Data excerpt:
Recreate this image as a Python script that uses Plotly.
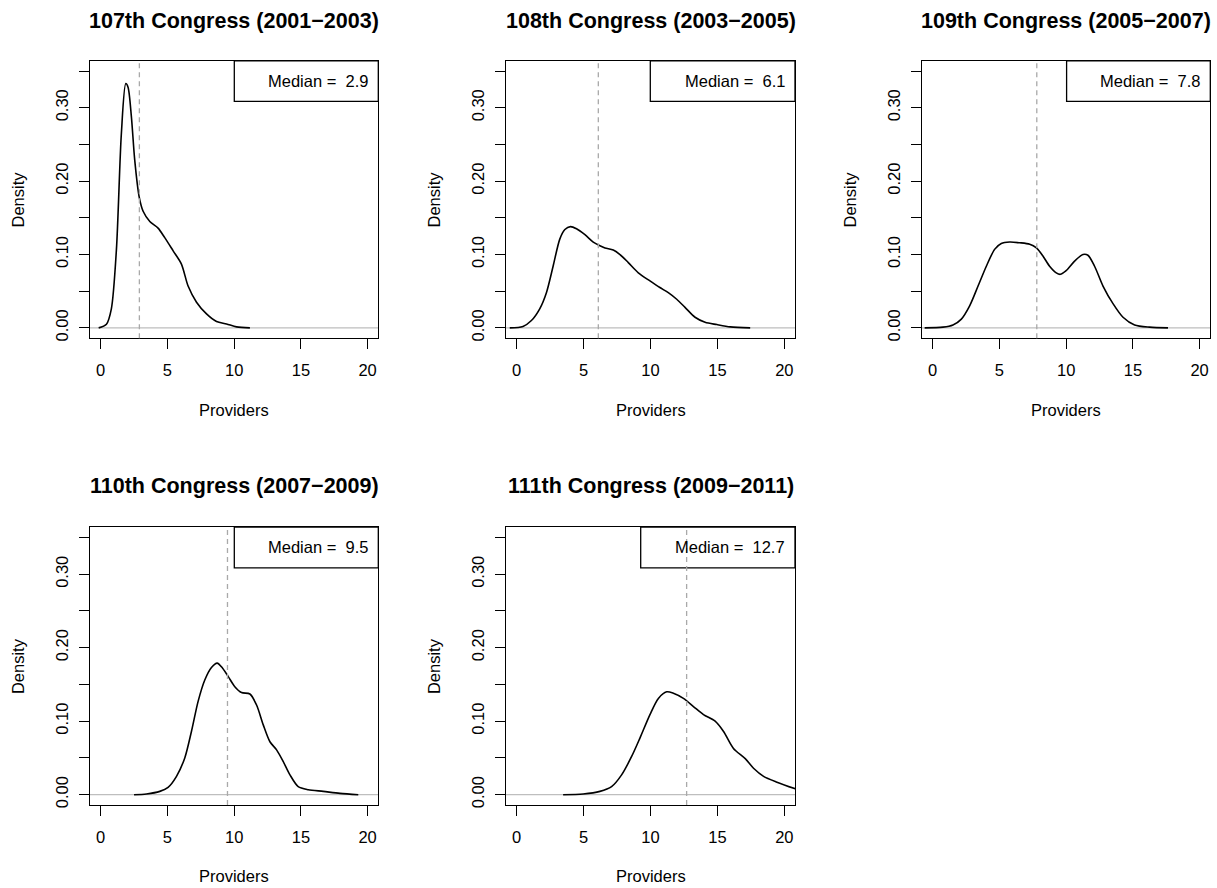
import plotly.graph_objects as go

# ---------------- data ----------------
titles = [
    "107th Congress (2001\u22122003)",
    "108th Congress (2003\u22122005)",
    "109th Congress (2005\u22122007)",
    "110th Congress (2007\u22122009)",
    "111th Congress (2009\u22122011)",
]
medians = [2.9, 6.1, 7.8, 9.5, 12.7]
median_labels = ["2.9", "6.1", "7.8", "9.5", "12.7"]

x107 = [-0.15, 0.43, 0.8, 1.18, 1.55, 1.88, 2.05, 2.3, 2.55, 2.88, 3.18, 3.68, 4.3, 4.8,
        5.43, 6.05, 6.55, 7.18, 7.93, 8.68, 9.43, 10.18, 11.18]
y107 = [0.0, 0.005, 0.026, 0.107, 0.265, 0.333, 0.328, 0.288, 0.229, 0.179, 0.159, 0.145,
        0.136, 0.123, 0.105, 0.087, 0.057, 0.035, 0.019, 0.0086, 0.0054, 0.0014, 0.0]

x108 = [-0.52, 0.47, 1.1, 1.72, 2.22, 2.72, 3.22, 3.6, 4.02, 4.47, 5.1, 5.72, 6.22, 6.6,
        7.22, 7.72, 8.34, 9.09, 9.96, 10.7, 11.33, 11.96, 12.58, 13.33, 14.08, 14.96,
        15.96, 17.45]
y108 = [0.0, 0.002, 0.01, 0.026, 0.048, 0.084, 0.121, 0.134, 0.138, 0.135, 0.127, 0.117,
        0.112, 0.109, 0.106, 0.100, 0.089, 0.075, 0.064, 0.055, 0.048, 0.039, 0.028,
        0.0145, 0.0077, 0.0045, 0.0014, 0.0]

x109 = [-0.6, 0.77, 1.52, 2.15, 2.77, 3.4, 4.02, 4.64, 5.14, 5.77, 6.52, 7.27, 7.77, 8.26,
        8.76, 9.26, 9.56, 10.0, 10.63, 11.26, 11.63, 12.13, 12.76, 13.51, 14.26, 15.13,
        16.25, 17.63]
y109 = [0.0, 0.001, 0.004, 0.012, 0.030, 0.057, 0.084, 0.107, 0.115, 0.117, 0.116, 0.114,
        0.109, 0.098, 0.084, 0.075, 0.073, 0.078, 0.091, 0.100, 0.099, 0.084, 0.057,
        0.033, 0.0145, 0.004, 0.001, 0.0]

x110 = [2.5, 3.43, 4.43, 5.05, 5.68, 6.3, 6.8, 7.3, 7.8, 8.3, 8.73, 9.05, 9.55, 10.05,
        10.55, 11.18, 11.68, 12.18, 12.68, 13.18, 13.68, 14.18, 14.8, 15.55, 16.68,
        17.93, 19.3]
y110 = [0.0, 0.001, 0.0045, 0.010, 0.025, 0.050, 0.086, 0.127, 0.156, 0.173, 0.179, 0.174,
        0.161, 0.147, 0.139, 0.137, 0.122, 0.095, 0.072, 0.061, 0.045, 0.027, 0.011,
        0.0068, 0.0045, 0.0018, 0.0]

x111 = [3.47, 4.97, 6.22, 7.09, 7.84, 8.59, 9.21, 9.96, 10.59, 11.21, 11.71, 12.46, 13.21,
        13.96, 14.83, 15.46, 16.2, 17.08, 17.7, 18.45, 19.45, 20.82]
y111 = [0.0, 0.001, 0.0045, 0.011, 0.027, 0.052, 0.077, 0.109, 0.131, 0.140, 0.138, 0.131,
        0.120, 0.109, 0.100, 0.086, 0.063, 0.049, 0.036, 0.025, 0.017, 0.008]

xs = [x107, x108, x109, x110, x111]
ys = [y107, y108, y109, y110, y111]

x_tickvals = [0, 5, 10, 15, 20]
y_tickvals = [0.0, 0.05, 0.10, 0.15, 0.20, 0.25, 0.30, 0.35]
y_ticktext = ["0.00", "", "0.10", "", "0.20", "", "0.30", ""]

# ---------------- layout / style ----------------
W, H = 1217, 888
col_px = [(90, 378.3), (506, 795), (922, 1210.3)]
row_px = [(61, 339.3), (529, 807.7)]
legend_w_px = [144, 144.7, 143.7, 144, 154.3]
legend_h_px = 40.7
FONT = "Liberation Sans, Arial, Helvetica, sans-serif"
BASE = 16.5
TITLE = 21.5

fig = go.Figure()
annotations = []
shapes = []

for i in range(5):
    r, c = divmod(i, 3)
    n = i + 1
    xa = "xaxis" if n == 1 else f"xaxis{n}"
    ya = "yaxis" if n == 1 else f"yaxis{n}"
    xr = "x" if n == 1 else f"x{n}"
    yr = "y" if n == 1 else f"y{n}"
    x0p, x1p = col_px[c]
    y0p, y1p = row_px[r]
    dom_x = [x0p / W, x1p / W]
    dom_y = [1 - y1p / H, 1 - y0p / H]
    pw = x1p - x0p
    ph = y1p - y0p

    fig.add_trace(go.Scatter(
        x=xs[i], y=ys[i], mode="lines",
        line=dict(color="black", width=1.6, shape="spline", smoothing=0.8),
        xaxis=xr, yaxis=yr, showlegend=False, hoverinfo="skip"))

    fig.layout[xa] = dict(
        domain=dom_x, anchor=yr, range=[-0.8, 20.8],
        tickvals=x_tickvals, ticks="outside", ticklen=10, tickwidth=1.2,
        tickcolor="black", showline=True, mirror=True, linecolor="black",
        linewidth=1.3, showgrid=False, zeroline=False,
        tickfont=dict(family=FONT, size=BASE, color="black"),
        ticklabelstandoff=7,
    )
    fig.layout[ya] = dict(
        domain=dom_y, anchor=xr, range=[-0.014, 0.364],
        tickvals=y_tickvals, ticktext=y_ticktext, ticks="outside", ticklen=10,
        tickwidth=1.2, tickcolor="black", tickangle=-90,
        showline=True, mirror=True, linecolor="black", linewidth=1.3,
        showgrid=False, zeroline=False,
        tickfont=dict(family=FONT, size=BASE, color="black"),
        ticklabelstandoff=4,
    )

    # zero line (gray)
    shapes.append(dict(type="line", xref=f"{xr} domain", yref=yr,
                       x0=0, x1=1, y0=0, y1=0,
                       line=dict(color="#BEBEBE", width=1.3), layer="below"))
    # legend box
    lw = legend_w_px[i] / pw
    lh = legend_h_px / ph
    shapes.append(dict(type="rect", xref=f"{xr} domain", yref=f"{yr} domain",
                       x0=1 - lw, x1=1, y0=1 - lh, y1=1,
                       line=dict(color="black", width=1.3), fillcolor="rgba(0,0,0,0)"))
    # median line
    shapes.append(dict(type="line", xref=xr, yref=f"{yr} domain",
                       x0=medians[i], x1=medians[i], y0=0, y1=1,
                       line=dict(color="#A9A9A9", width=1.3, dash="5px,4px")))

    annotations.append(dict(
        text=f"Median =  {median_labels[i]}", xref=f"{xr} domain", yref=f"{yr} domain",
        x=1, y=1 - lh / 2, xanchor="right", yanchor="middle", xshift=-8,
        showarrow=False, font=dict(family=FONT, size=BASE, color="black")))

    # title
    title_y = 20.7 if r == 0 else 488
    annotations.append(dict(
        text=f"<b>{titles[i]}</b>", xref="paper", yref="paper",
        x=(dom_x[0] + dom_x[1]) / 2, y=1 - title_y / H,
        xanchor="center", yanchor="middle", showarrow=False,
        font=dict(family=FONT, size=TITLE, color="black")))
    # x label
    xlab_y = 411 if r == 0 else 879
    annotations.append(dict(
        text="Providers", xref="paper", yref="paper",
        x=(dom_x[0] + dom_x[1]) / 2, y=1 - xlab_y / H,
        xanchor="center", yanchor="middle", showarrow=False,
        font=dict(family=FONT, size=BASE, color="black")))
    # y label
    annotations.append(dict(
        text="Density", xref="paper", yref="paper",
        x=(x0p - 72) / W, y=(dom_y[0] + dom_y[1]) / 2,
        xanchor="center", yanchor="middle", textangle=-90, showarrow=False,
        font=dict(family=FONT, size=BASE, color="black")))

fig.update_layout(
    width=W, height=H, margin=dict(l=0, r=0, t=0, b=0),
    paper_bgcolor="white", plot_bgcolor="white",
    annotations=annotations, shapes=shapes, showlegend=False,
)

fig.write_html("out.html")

Aim of the task:
Could the lines from the top of the material through the line with "import plotly.graph_objects as go" be repeated exactly, pictures left out?

Written response:
Recreate this image as a Python script that uses Plotly.
import plotly.graph_objects as go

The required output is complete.